== THE DATA

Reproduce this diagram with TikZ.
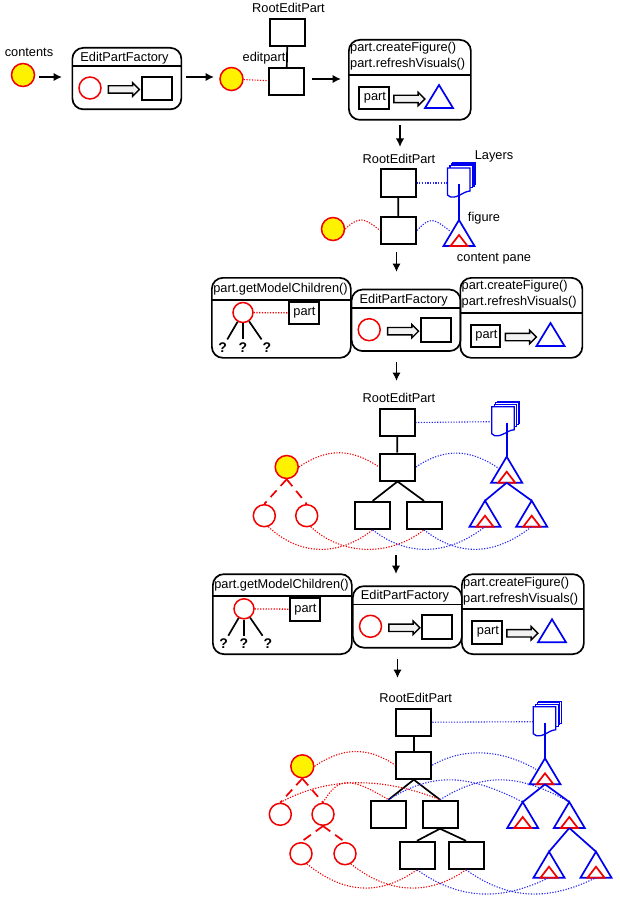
\documentclass[tikz,border=0pt]{standalone}
\usepackage{fontspec}
\setmainfont{Liberation Sans}
\usetikzlibrary{shapes.arrows,arrows.meta}
\definecolor{figblue}{RGB}{0,0,240}
\definecolor{modelred}{RGB}{240,0,0}
\tikzset{
  lbl/.style={inner sep=0pt, font=\fontsize{12.8}{14}\selectfont},
  qmark/.style={inner sep=0pt, outer sep=3pt, font=\fontsize{14}{14}\selectfont\bfseries},
  editbox/.style={rectangle, draw, fill=white, line width=2pt, inner sep=0pt,
                  minimum width=35pt, minimum height=27pt},
  partbox/.style={editbox, minimum width=29.5pt, minimum height=22.5pt},
  panel/.style={rectangle, draw, rounded corners=11pt, line width=1.7pt, inner sep=0pt, anchor=north west},
  rule/.style={line width=1.7pt},
  model/.style={circle, draw=modelred, fill=white, line width=1.5pt, inner sep=0pt, minimum size=22pt},
  contents/.style={model, fill=yellow, minimum size=23pt},
  hollow/.style={single arrow, draw, fill=gray!10, line width=1.4pt, inner xsep=0pt, inner ysep=3pt,
                 minimum width=13pt, minimum height=31pt, single arrow head extend=3pt,
                 single arrow head indent=0pt},
  flow/.style={-{Latex[length=8.5pt,width=8.5pt]}, line width=1.7pt},
  tree/.style={line width=1.7pt},
  figline/.style={figblue, line width=1.7pt, line join=miter},
  redline/.style={modelred, line width=1.7pt},
  redtree/.style={modelred, line width=1.7pt, dash pattern=on 9pt off 6pt on 9pt off 6pt},
  reddot/.style={modelred, line width=1.1pt, dash pattern=on 1.2pt off 1.5pt},
  bluedot/.style={figblue!85, line width=1.1pt, dash pattern=on 1.2pt off 1.5pt},
  pics/figtri/.style={code={
    \coordinate (-apex) at (0,0);
    \coordinate (-base) at (0,26);
    \coordinate (-side) at (-9,11);
    \draw[figline] (-apex) -- (15.5,26) -- (-15.5,26) -- cycle;
    \draw[redline] (0,15) -- (8.5,26) -- (-8.5,26) -- cycle;
  }},
  pics/layers/.style={code={
    \coordinate (-side) at (0,15);
    \coordinate (-mid) at (11.5,16);
    \foreach \d in {5.5,4,2.5}
      \draw[figline, fill=white, line width=1.3pt] (\d,-\d) rectangle (22.5+\d,22-\d);
    \draw[figline, fill=white, line width=1.3pt] (0,0) -- (22.5,0) -- (22.5,23)
      .. controls (14,24) and (12,30) .. (3,29) -- (0,27) -- cycle;
  }},
  pics/factory/.style={code={
    \node[panel, minimum width=109pt, minimum height=61.5pt] (-box) at (0,0) {};
    \draw[rule] (0,19.3) -- (109,19.3);
    \node[lbl] (-title) at (53,11) {EditPartFactory};
    \node[model] (-in) at (18.5,41) {};
    \node[hollow] (-conv) at (50.5,42.5) {};
    \node[editbox, minimum width=30pt, minimum height=23.5pt] (-out) at (85,41.5) {};
  }},
  pics/figpanel/.style={code={
    \node[panel, minimum width=122pt, minimum height=80pt] (-box) at (0,0) {};
    \draw[rule] (0,36) -- (122,36);
    \node[lbl, anchor=west] (-create) at (2,9.5) {part.createFigure()};
    \node[lbl, anchor=west] (-refresh) at (2,25.5) {part.refreshVisuals()};
    \node[partbox] (-part) at (26,59) {};
    \node[lbl] (-parttext) at (27,58.5) {part};
    \node[hollow] (-conv) at (59.5,60) {};
    \draw[figline] (91,46) -- (105,69) -- (77,69) -- cycle;
  }},
  pics/childpanel/.style={code={
    \node[panel, minimum width=139pt, minimum height=80pt] (-box) at (0,0) {};
    \draw[rule] (0,22.7) -- (139,22.7);
    \node[lbl] (-title) at (69.5,12) {part.getModelChildren()};
    \node[model, minimum size=20pt] (-node) at (32,35.5) {};
    \node[partbox] (-part) at (92.8,36) {};
    \node[lbl] (-parttext) at (93.5,36) {part};
    \node[qmark] (-q1) at (11.7,70.3) {?};
    \node[qmark] (-q2) at (32,70.3) {?};
    \node[qmark] (-q3) at (56,70.3) {?};
    \draw[reddot, line width=1.3pt] (-node) -- (-part);
    \foreach \q in {q1,q2,q3}
      \draw[tree] (-node) -- (-\q);
  }},
}
\begin{document}
\begin{tikzpicture}[x=1pt, y=-1pt]
  \useasboundingbox (0,0) rectangle (619,904);
  % stage arrows
  \foreach \n/\xa/\ya/\xb/\yb in {a1/39/77/62/77, a2/186/77/214/77, a3/311.5/79/341/79, a4/400/125/400/147,
      a5/396.5/252/396.5/272, a6/396.5/361.5/396.5/381, a7/396/554.5/396/574, a8/397.5/659/397.5/678}{
    \coordinate (\n s) at (\xa,\ya);
    \coordinate (\n e) at (\xb,\yb);
    \draw[flow] (\n s) -- (\n e);
  }

  % contents to editpart
  \node[lbl] (contentslbl) at (29,52) {contents};
  \node[contents] (m0) at (23,75) {};
  \pic (fac1) at (71.5,47) {factory};
  \node[contents] (m1) at (231.5,79) {};
  \node[lbl] (root1lbl) at (288.5,8) {RootEditPart};
  \node[lbl] (part1lbl) at (264,58) {editpart};
  \node[editbox] (root1) at (287.5,32.5) {};
  \node[editbox] (part1) at (286.5,81.5) {};
  \draw[tree] (root1) -- (part1);
  \draw[reddot] (m1) -- (part1);
  \pic (fig1) at (348,39) {figpanel};

  % figure for the contents
  \node[lbl] (root2lbl) at (399,159) {RootEditPart};
  \node[editbox] (root2) at (398,183) {};
  \node[editbox] (part2) at (398.5,230.5) {};
  \draw[tree] (root2) -- (part2);
  \node[contents] (m2) at (333,229) {};
  \pic (lay2) at (447.5,168) {layers};
  \pic (tri2) at (459,220) {figtri};
  \draw[figline] (tri2-apex |- lay2-mid) -- (tri2-apex);
  \node[lbl] (lay2lbl) at (494,156) {Layers};
  \node[lbl] (fig2lbl) at (484,218) {figure};
  \node[lbl] (pane2lbl) at (494,259) {content pane};
  \draw[bluedot] (root2) -- (lay2-side);
  \draw[reddot] (m2.east) .. controls +(14,-13) and +(-16,-13) .. (part2.west);
  \draw[bluedot] (part2.east) .. controls +(14,-15) and +(-16,-12) .. (tri2-side);

  % first children
  \pic (kid3) at (211,277) {childpanel};
  \pic (fac3) at (350.7,288.7) {factory};
  \pic (fig3) at (459.5,277) {figpanel};

  \node[lbl] (root4lbl) at (399,398.3) {RootEditPart};
  \node[editbox] (root4) at (397,422.7) {};
  \node[editbox] (part4) at (397.5,467) {};
  \node[editbox] (box4a) at (372.7,515.4) {};
  \node[editbox] (box4b) at (424,515.4) {};
  \draw[tree] (root4) -- (part4);
  \foreach \b in {box4a,box4b}
    \draw[tree] (part4.south) -- (\b.north);
  \node[contents] (m4) at (286.7,467) {};
  \node[model] (m4a) at (264.3,515.7) {};
  \node[model] (m4b) at (306.7,515.7) {};
  \foreach \b in {m4a,m4b}
    \draw[redtree] (m4.south) -- (\b.north);
  \pic (lay4) at (491.7,406.7) {layers};
  \pic (tri4) at (506.7,456.7) {figtri};
  \pic (tri4a) at (485,500.7) {figtri};
  \pic (tri4b) at (531.7,500.7) {figtri};
  \draw[figline] (tri4-apex |- lay4-mid) -- (tri4-apex);
  \foreach \b in {tri4a,tri4b}
    \draw[figline] (tri4-base) -- (\b-apex);
  \draw[bluedot] (root4) -- (lay4-side);
  \draw[reddot] (m4.east) .. controls +(28,-19) and +(-28,-19) .. (part4.west);
  \draw[bluedot] (part4.east) .. controls +(28,-19) and +(-28,-19) .. (tri4-side);
  \draw[reddot] (m4a.-70) .. controls +(30,28) and +(-36,28) .. (box4a.south);
  \draw[reddot] (m4b.-70) .. controls +(30,28) and +(-36,28) .. (box4b.south);
  \draw[bluedot] (box4a.south) .. controls +(36,28) and +(-36,28) .. (tri4a-base);
  \draw[bluedot] (box4b.south) .. controls +(36,28) and +(-36,28) .. (tri4b-base);

  % next children
  \pic (kid5) at (212,573.3) {childpanel};
  \pic (fac5) at (352,585.3) {factory};
  \pic (fig5) at (461,573.3) {figpanel};

  \node[lbl] (root6lbl) at (415.7,698.3) {RootEditPart};
  \node[editbox] (root6) at (413.8,722.3) {};
  \node[editbox] (part6) at (413.8,765.2) {};
  \node[editbox] (box6a) at (388.5,814.2) {};
  \node[editbox] (box6b) at (440,814.2) {};
  \node[editbox] (box6c) at (417,855.3) {};
  \node[editbox] (box6d) at (466,855.3) {};
  \draw[tree] (root6) -- (part6);
  \foreach \a/\b in {part6/box6a, part6/box6b, box6b/box6c, box6b/box6d}
    \draw[tree] (\a.south) -- (\b.north);
  \node[contents] (m6) at (302.3,766.3) {};
  \node[model] (m6a) at (280.3,814.3) {};
  \node[model] (m6b) at (323,814.3) {};
  \node[model] (m6c) at (301,853.7) {};
  \node[model] (m6d) at (345,853.7) {};
  \foreach \a/\b in {m6/m6a, m6/m6b, m6b/m6c, m6b/m6d}
    \draw[redtree] (\a.south) -- (\b.north);
  \pic (lay6) at (533.3,706.7) {layers};
  \pic (tri6) at (545,758.3) {figtri};
  \pic (tri6a) at (522.7,802) {figtri};
  \pic (tri6b) at (569.3,802) {figtri};
  \pic (tri6c) at (549,851.7) {figtri};
  \pic (tri6d) at (596,851.7) {figtri};
  \draw[figline] (tri6-apex |- lay6-mid) -- (tri6-apex);
  \foreach \a/\b in {tri6/tri6a, tri6/tri6b, tri6b/tri6c, tri6b/tri6d}
    \draw[figline] (\a-base) -- (\b-apex);
  \draw[bluedot] (root6) -- (lay6-side);
  \draw[reddot] (m6.east) .. controls +(28,-19) and +(-28,-19) .. (part6.west);
  \draw[bluedot] (part6.east) .. controls +(33,-19) and +(-33,-19) .. (tri6-side);
  \draw[reddot] (m6a.north) .. controls +(45,-25) and +(-60,-24) .. (box6b.north);
  \draw[reddot] (m6b.north) .. controls +(15,-25) and +(-40,-24) .. (box6a.north);
  \draw[bluedot] (box6a.north) .. controls +(45,-28) and +(-55,-28) .. (tri6a-apex);
  \draw[bluedot] (box6b.north) .. controls +(45,-28) and +(-50,-28) .. (tri6b-apex);
  \draw[reddot] (m6c.-60) .. controls +(35,28) and +(-40,28) .. (box6c.south);
  \draw[reddot] (m6d.-60) .. controls +(35,28) and +(-40,28) .. (box6d.south);
  \draw[bluedot] (box6c.south) .. controls +(45,32) and +(-45,22) .. (tri6c-base);
  \draw[bluedot] (box6d.south) .. controls +(45,32) and +(-45,22) .. (tri6d-base);
\end{tikzpicture}
\end{document}
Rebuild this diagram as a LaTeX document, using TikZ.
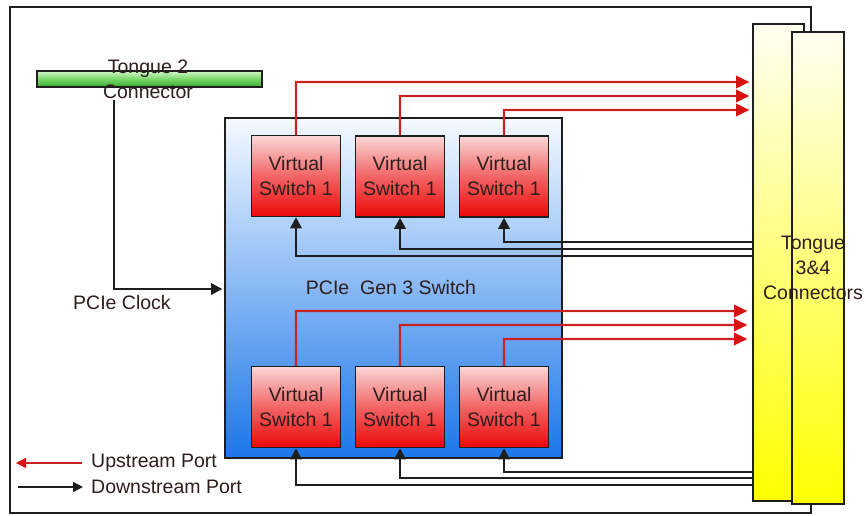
\documentclass[tikz,border=0pt]{standalone}
\usepackage{fontspec}
\setmainfont{Liberation Sans}
\usetikzlibrary{arrows.meta,calc}

\definecolor{edge}{RGB}{30,30,30}
\definecolor{textdark}{RGB}{45,30,30}
\definecolor{linkred}{RGB}{200,35,35}
\definecolor{tipred}{RGB}{215,20,20}
\definecolor{vstop}{RGB}{250,215,215}
\definecolor{vsmid}{RGB}{242,100,100}
\definecolor{vsbot}{RGB}{236,8,8}
\definecolor{swtop}{RGB}{245,250,255}
\definecolor{swbot}{RGB}{26,118,234}
\definecolor{yltop}{RGB}{255,255,242}
\definecolor{ylbot}{RGB}{255,255,0}
\definecolor{grtop}{RGB}{210,245,200}
\definecolor{grmid}{RGB}{120,215,105}
\definecolor{grbot}{RGB}{55,170,45}

\newcommand\lblfont{\fontsize{19.5}{25}\selectfont}

\tikzset{
  frameline/.style={draw=edge, line width=1.5pt},
  vswitch/.style={draw=edge, line width=1.6pt, minimum width=89pt, minimum height=81pt,
    inner sep=0pt, top color=vstop, bottom color=vsbot, middle color=vsmid,
    align=center, text=textdark, font=\lblfont},
  pcieswitch/.style={draw=edge, line width=1.6pt, minimum width=337pt, minimum height=340pt,
    inner sep=0pt, top color=swtop, bottom color=swbot},
  tongue/.style={draw=edge, line width=1.6pt, inner sep=0pt, top color=yltop, bottom color=ylbot},
  greenbar/.style={draw=edge, line width=1.4pt, minimum width=225pt, minimum height=16pt,
    inner sep=0pt, top color=grtop, bottom color=grbot, middle color=grmid},
  plainlabel/.style={inner sep=0pt, align=center, text=textdark, font=\lblfont},
  upport/.style={draw=linkred, line width=1.3pt,
    preaction={draw=red, opacity=0.10, line width=4pt, -},
    -{Triangle[length=13pt,width=12.5pt,fill=tipred,color=tipred]}, shorten >=3pt},
  downport/.style={draw=edge, line width=1.5pt,
    -{Triangle[length=11pt,width=11.5pt]}},
  legup/.style={draw=linkred, line width=1.3pt,
    -{Triangle[length=10pt,width=10pt,fill=tipred,color=tipred]}},
  legdown/.style={draw=edge, line width=1.5pt,
    -{Triangle[length=10pt,width=10pt]}},
}

\begin{document}
\begin{tikzpicture}[x=1pt,y=1pt]
  \useasboundingbox (0,0) rectangle (866,-515);
  \fill[white] (0,0) rectangle (866,-515);

  % board outline
  \draw[frameline] (10,-7) rectangle (811,-513);

  % tongue 2 edge connector
  \node[greenbar] (tg2) at (149.5,-79) {};
  \node[plainlabel] (tg2lbl) at (148,-79.5) {Tongue 2\\Connector};

  % PCIe switch with its virtual switches
  \node[pcieswitch] (sw) at (393.5,-288) {};
  \node[plainlabel] (swlbl) at (391,-288) {PCIe\ \ Gen 3 Switch};

  \node[vswitch] (vt1) at (296,-176) {Virtual\\Switch 1};
  \node[vswitch] (vt2) at (400,-176.5) {Virtual\\Switch 1};
  \node[vswitch] (vt3) at (504,-176.5) {Virtual\\Switch 1};

  \node[vswitch] (vb1) at (296,-407) {Virtual\\Switch 1};
  \node[vswitch] (vb2) at (400,-407) {Virtual\\Switch 1};
  \node[vswitch] (vb3) at (504,-407) {Virtual\\Switch 1};

  % tongue 3 & 4 connectors
  \node[tongue, minimum width=51pt, minimum height=477pt] (tc) at (778.5,-262.5) {};
  \node[tongue, minimum width=52pt, minimum height=472pt] (tc2) at (818,-268) {};
  \node[plainlabel] (tclbl) at (813,-268) {Tongue\\3\&4\\Connectors};

  % PCIe clock from tongue 2
  \coordinate (clk) at (114,-100);
  \draw[downport, shorten >=2pt] (clk) |- (sw.west |- 0,-289);
  \node[plainlabel] (clklbl) at (122,-303) {PCIe Clock};

  % upstream ports, upper row
  \draw[upport] (vt1.north) |- (tc.west |- 0,-82);
  \draw[upport] (vt2.north) |- (tc.west |- 0,-96);
  \draw[upport] (vt3.north) |- (tc.west |- 0,-110);

  % upstream ports, lower row
  \draw[upport, shorten >=5pt] (vb1.north) |- (tc.west |- 0,-311);
  \draw[upport, shorten >=5pt] (vb2.north) |- (tc.west |- 0,-325);
  \draw[upport, shorten >=5pt] (vb3.north) |- (tc.west |- 0,-339);

  % downstream ports, upper row
  \draw[downport] (tc.west |- 0,-242) -| (vt3.south);
  \draw[downport] (tc.west |- 0,-249) -| (vt2.south);
  \draw[downport] (tc.west |- 0,-256) -| (vt1.south);

  % downstream ports, lower row
  \draw[downport] (tc.west |- 0,-472) -| (vb3.south);
  \draw[downport] (tc.west |- 0,-478) -| (vb2.south);
  \draw[downport] (tc.west |- 0,-485) -| (vb1.south);

  % legend
  \node[plainlabel, anchor=west] (lup) at (91,-463) {Upstream Port};
  \node[plainlabel, anchor=west] (ldown) at (91,-487) {Downstream Port};
  \coordinate (upend) at (16,-463);
  \coordinate (downstart) at (18,-487);
  \draw[legup, shorten <=9pt] (lup.west) -- (upend);
  \draw[legdown, shorten >=8pt] (downstart) -- (ldown.west);
\end{tikzpicture}
\end{document}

====

REQUIREMENTS =>
For this exercise, gather every line of the data that contains the word "diagram".

CORRECT ANSWER =>
Reproduce this diagram with TikZ.
Rebuild this diagram as a LaTeX document, using TikZ.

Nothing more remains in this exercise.